Seltzer (Approved Brands)
WHAT IS IN THESE.
What are “natural flavors”?? I know a couple years ago there were some scare-tactic articles going around that said La Croix was bad for you, but has anyone ever really investigated since?? Would I even care if they had?? HOOK ME UP TO AN IV OF LA CROIX, FULLY 80% OF MY BODY WEIGHT IS NATURAL FLAVORS, LET THE ENAMEL PEEL OFF MY TEETH IN SHEETS!!!
The preferred beverage of most employees in every office I’ve ever worked in, La Croix is so superior to all other seltzer brands (except Polar, which is also excellent) that I was once witness to a minor riot at a company when the power-hungry office manager tried to swap La Croix out with something cheaper.
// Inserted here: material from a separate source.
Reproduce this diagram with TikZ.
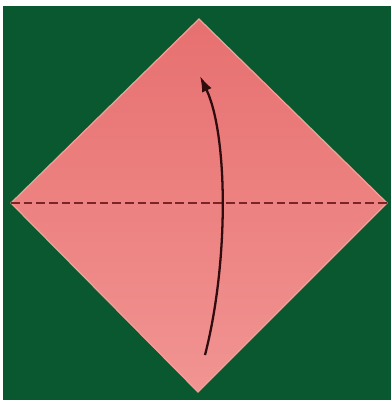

Within days, we were clutching cans of Pamplemousse in our sweaty palms again, and she had learned a little lesson about sending company-wide emails if you don’t want company-wide replies.
Did I miss any, bb? I just remembered that my current office also stocks a purplish flavor of Vitamin Water, but I can’t even look at that stuff without remembering how it feels to be 21 and convinced that Vitamin Water is good for me, i.e. I’ll puke!!













Love this.
But ok, except have you actually tried Spindrift? Specifically the raspberry lime flavor? It’s the Queen of Fizzy Water! It’s so precious it doesn’t even come in the Costco 24-pack! “Over five real whole raspberries in every can!”
Spindrift, I feel, deserves our utmost respect. It’s made with real fruit juice, which no other fizzy waters are. I love it. I feel like I’m really splashing out and going wild every time I get it.
I'm not a tea person as a rule but office tea is way better than office coffee.